» Required work: Nothing after the line with "PW, PH = W - ML - MR, H - MT - MB" belongs in the copy; extract the lines below from the top through that line, pictures left out.

=====

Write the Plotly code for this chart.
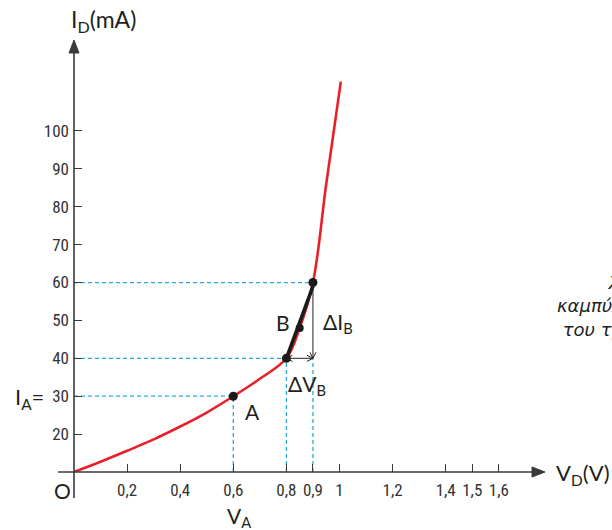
import plotly.graph_objects as go

# ---- data ----
curve_v = [0.0, 0.1, 0.2, 0.3, 0.4, 0.5, 0.6, 0.7, 0.8, 0.85, 0.9, 0.95, 1.005]
curve_i = [10, 12.7, 15.6, 18.6, 22.0, 25.7, 30.0, 34.6, 40.0, 48.0, 60.0, 86.0, 113.0]

point_v = [0.6, 0.8, 0.9]          # A, lower end of B chord, upper end of B chord
point_i = [30, 40, 60]
b_v = [0.85]
b_i = [48]
chord_v = [0.8, 0.9]
chord_i = [40, 59]

xtick_vals = [0.2, 0.4, 0.6, 0.8, 0.9, 1.0, 1.2, 1.4, 1.5, 1.6]
xtick_text = ["0,2", "0,4", "0,6", "0,8", "0,9", "1", "1,2", "1,4", "1,5", "1,6"]
ytick_vals = [20, 30, 40, 50, 60, 70, 80, 90, 100]
ytick_text = ["20", "30", "40", "50", "60", "70", "80", "90", "100"]

caption_lines = ["Χαρακτηριστική", "καμπύλη", "του τρανζίστορ"]

X_RANGE = [0, 1.774]
Y_RANGE = [10, 124]
BASE = Y_RANGE[0]

W, H = 612, 530
ML, MR, MT, MB = 74, 67, 40, 58
PW, PH = W - ML - MR, H - MT - MB

RED = "#e8202a"
BLUE = "#2aa9e0"
AX = "#3a3a3a"
TXT = "#231f20"
LBL_FONT = "Lato, Noto Sans, sans-serif"
CAP_FONT = "DejaVu Sans, Noto Sans, sans-serif"
TICK_FONT = "Liberation Sans Narrow, Roboto Condensed, Liberation Sans, sans-serif"

fig = go.Figure()

shapes = []
# dashed guide lines
for v, i in zip(point_v, point_i):
    shapes.append(dict(type="line", x0=0, x1=v, y0=i, y1=i, xref="x", yref="y",
                       line=dict(color=BLUE, width=1.3, dash="4px,3px"), layer="below"))
for v, i in zip(point_v, [30, 40, 40]):
    shapes.append(dict(type="line", x0=v, x1=v, y0=BASE, y1=i, xref="x", yref="y",
                       line=dict(color=BLUE, width=1.3, dash="4px,3px"), layer="below"))

# axis lines (paper coords: x=0 / y=0 coincide with data origin)
shapes.append(dict(type="line", xref="paper", yref="paper", x0=0, x1=0, y0=-26 / PH, y1=0.985,
                   line=dict(color=AX, width=1.6)))
shapes.append(dict(type="line", xref="paper", yref="paper", x0=-16 / PW, x1=0.985, y0=0, y1=0,
                   line=dict(color=AX, width=1.6)))
# axis arrowheads (pixel-sized triangles)
shapes.append(dict(type="path", xref="paper", yref="paper", xsizemode="pixel", ysizemode="pixel",
                   xanchor=0, yanchor=1, path="M-5,-13 L5,-13 L0,0 Z",
                   fillcolor=AX, line=dict(color=AX, width=1)))
shapes.append(dict(type="path", xref="paper", yref="paper", xsizemode="pixel", ysizemode="pixel",
                   xanchor=1, yanchor=0, path="M-13,-5 L-13,5 L0,0 Z",
                   fillcolor=AX, line=dict(color=AX, width=1)))

# delta V double arrow and delta I arrow
shapes.append(dict(type="line", xref="x", yref="y", x0=chord_v[0], x1=chord_v[1],
                   y0=chord_i[0], y1=chord_i[0], line=dict(color="#222", width=1)))
shapes.append(dict(type="line", xref="x", yref="y", x0=chord_v[1], x1=chord_v[1],
                   y0=chord_i[0], y1=point_i[2], line=dict(color="#222", width=1)))
for xa, ya, p in [(chord_v[1], chord_i[0], "M-6,3 L0,0 L-6,-3"),
                  (chord_v[0], chord_i[0], "M6,3 L0,0 L6,-3"),
                  (chord_v[1], chord_i[0], "M-3,6 L0,0 L3,6")]:
    shapes.append(dict(type="path", xref="x", yref="y", xsizemode="pixel", ysizemode="pixel",
                       xanchor=xa, yanchor=ya, path=p, line=dict(color="#222", width=1)))

fig.add_trace(go.Scatter(x=curve_v, y=curve_i, mode="lines",
                         line=dict(color=RED, width=2.6, shape="spline", smoothing=1.0),
                         hoverinfo="skip", cliponaxis=False))
fig.add_trace(go.Scatter(x=chord_v, y=chord_i, mode="lines",
                         line=dict(color="#1a1a1a", width=3.6), hoverinfo="skip"))
fig.add_trace(go.Scatter(x=point_v, y=point_i, mode="markers",
                         marker=dict(color="#1a1a1a", size=9), hoverinfo="skip", cliponaxis=False))
fig.add_trace(go.Scatter(x=b_v, y=b_i, mode="markers",
                         marker=dict(color="#1a1a1a", size=8), hoverinfo="skip"))

ann = []

def label(text, x, y, xs=0, ys=0, size=21, xanchor="center", yanchor="middle"):
    ann.append(dict(x=x, y=y, xref="x", yref="y", text=text, showarrow=False,
                    xshift=xs, yshift=ys, xanchor=xanchor, yanchor=yanchor,
                    font=dict(family=LBL_FONT, size=size, color=TXT)))

label("I<sub>D</sub>(mA)", 0, Y_RANGE[1], xs=-5, ys=20, xanchor="left", size=23)
label("V<sub>D</sub>(V)", X_RANGE[1], BASE, xs=9, ys=-2, xanchor="left", size=22)
label("O", 0, BASE, xs=-12, ys=-18, size=21)
label("I<sub>A</sub>=", 0, 30, xs=-28, ys=-2, xanchor="right", size=22)
label("V<sub>A</sub>", 0.6, BASE, xs=-8, ys=-45, xanchor="left")
label("A", 0.6, 30, xs=19, ys=-15)
label("B", 0.85, 48, xs=-17, ys=6)
label("ΔI<sub>B</sub>", 0.9, 50, xs=8, ys=-3, xanchor="left")
label("ΔV<sub>B</sub>", 0.8, 40, xs=0, ys=-27, xanchor="left")

# clipped side caption (single block, lines indented as in the picture)
cap = "<br>".join([
    "&nbsp;" * 9 + "<i>" + caption_lines[0] + "</i>",
    "<i>" + caption_lines[1] + "</i>",
    "&nbsp;" + "<i>" + caption_lines[2] + "</i>",
])
ann.append(dict(x=(555 - ML) / PW, y=(H - MB - 306) / PH, xref="paper", yref="paper", text=cap,
                showarrow=False, xanchor="left", yanchor="middle", align="left",
                font=dict(family=CAP_FONT, size=18, color=TXT)))

fig.update_layout(
    width=W, height=H,
    margin=dict(l=ML, r=MR, t=MT, b=MB, autoexpand=False),
    paper_bgcolor="white", plot_bgcolor="white",
    showlegend=False,
    shapes=shapes,
    annotations=ann,
    xaxis=dict(range=X_RANGE, showgrid=False, zeroline=False, showline=False,
               tickmode="array", tickvals=xtick_vals, ticktext=xtick_text,
               ticks="inside", ticklen=8, tickwidth=1.2, tickcolor=AX,
               ticklabelstandoff=6, automargin=False,
               tickfont=dict(family=TICK_FONT, size=17, color="#333")),
    yaxis=dict(range=Y_RANGE, showgrid=False, zeroline=False, showline=False,
               tickmode="array", tickvals=ytick_vals, ticktext=ytick_text,
               ticks="inside", ticklen=8, tickwidth=1.2, tickcolor=AX,
               ticklabelstandoff=4, automargin=False,
               tickfont=dict(family=TICK_FONT, size=17, color="#333")),
)

fig.write_html("out.html", config={"displayModeBar": False},
               post_script="document.body.style.margin='0';document.body.style.overflow='hidden';")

=====

» Output of the task:
Write the Plotly code for this chart.
import plotly.graph_objects as go

# ---- data ----
curve_v = [0.0, 0.1, 0.2, 0.3, 0.4, 0.5, 0.6, 0.7, 0.8, 0.85, 0.9, 0.95, 1.005]
curve_i = [10, 12.7, 15.6, 18.6, 22.0, 25.7, 30.0, 34.6, 40.0, 48.0, 60.0, 86.0, 113.0]

point_v = [0.6, 0.8, 0.9]          # A, lower end of B chord, upper end of B chord
point_i = [30, 40, 60]
b_v = [0.85]
b_i = [48]
chord_v = [0.8, 0.9]
chord_i = [40, 59]

xtick_vals = [0.2, 0.4, 0.6, 0.8, 0.9, 1.0, 1.2, 1.4, 1.5, 1.6]
xtick_text = ["0,2", "0,4", "0,6", "0,8", "0,9", "1", "1,2", "1,4", "1,5", "1,6"]
ytick_vals = [20, 30, 40, 50, 60, 70, 80, 90, 100]
ytick_text = ["20", "30", "40", "50", "60", "70", "80", "90", "100"]

caption_lines = ["Χαρακτηριστική", "καμπύλη", "του τρανζίστορ"]

X_RANGE = [0, 1.774]
Y_RANGE = [10, 124]
BASE = Y_RANGE[0]

W, H = 612, 530
ML, MR, MT, MB = 74, 67, 40, 58
PW, PH = W - ML - MR, H - MT - MB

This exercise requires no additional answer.